Im Gemeindezentrum St. Pankratius. Bei ihnen ging es um Themen, die Jungs in der Pubertät beschäftigen. Cliquen, Gruppenzwang und auch Suchtthemen standen im Mittelpunkt. „In den Briefen von den Mädchen erhielten wir die Erlaubnis zu weinen“, schmunzelte Finn Wenzel. Insbesondere der Kontakt mit den Lehrern und Sozialarbeitern gefällt den Jugendlichen: „Wir sehen sie nicht mehr als Lehrer. Nicht nur wir öffnen uns, sondern auch sie“, fasste Leandro Ruthen zusammen. „Ich lerne noch viel von den anderen und weiß jetzt, dass ich mit dem Alkohol nicht übertreiben sollte“, gestand sich einer der Neuntklässler ein.
Neben der Reflektion des eigenen Ich´s und der Behandlung von Themen wie Sexualität, Freundschaft und Zukunft steht ein weiteres Anliegen der Schule ganz oben auf der Liste: Die Mädchen und Jungen sollen sich vor dem Gang in die Oberstufe nach den Sommerferien aus den gewohnten Klassenverbänden
lösen und die Lehrpersonen als Ansprechpersonen dazugewinnen.
Unterstützt wird das Projekt insbesondere durch die Gleichstellungsbeauftragte der Stadt Warstein, Sylvia Lettmann.
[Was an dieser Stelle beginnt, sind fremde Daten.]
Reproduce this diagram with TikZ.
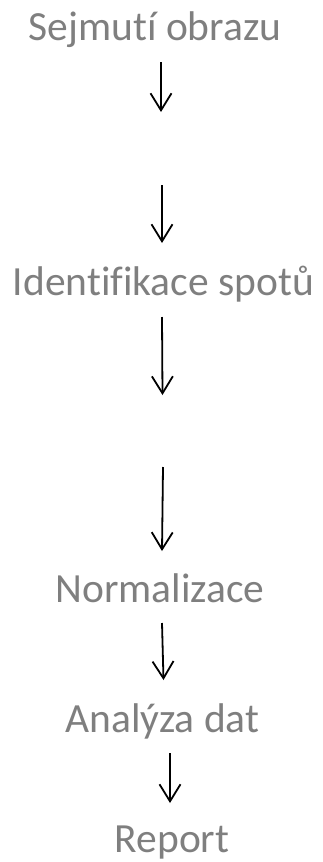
\documentclass[tikz,border=0pt]{standalone}
\usepackage{fontspec}
\setmainfont[Ligatures={NoCommon}]{Carlito}
\usetikzlibrary{arrows.meta}
\definecolor{txtgray}{HTML}{7F7F7F}
\begin{document}
\begin{tikzpicture}[x=1pt,y=-1pt,
  lbl/.style={anchor=base,inner sep=0pt,text=txtgray,font=\fontsize{41.5}{48}\selectfont},
  flow/.style={line width=1.8pt,-{Straight Barb[length=17pt,width=21pt,line width=1.8pt]}}]
\useasboundingbox (0,0) rectangle (322,862);
\node[lbl] (s1) at (155,40) {Sejmutí obrazu};
\node[lbl] (s2) at (163.5,295) {Identifikace spotů};
\node[lbl] (s3) at (160,602) {Normalizace};
\node[lbl] (s4) at (162.5,732) {Analýza dat};
\node[lbl] (s5) at (172,852.5) {Report};
\coordinate (a1s) at (161,62);  \coordinate (a1e) at (161,112);
\coordinate (a2s) at (162,185); \coordinate (a2e) at (162,243);
\coordinate (a3s) at (162,317); \coordinate (a3e) at (162.5,395);
\coordinate (a4s) at (163,467); \coordinate (a4e) at (162,551);
\coordinate (a5s) at (162,623); \coordinate (a5e) at (163.5,680);
\coordinate (a6s) at (170,753); \coordinate (a6e) at (170,803);
\draw[flow] (a1s) -- (a1e);
\draw[flow] (a2s) -- (a2e);
\draw[flow] (a3s) -- (a3e);
\draw[flow] (a4s) -- (a4e);
\draw[flow] (a5s) -- (a5e);
\draw[flow] (a6s) -- (a6e);
\end{tikzpicture}
\end{document}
Neben den Lehrpersonen des Gymnasiums Dagmar Wiethoff, Kathrin Reinhardt, Miriam Degenhardt, Heike Wolf, Jan-Hendrik Möcker, Andreas Burger und Claus Finger werden die Neuntklässler auch noch von außenstehenden Personen begleitet. Das sind Julia Maier, Olga Tropmann und Jessica Zadach vom Kinder- und Jugendtreff sowie Miriam Spielmann, die als Hebamme arbeitet. Die Gruppe der Jungs wurde von den Dipl.-Sozialpädagogen Michael Budde, Marcel Rotermund und Andreas Plotz unterstützt.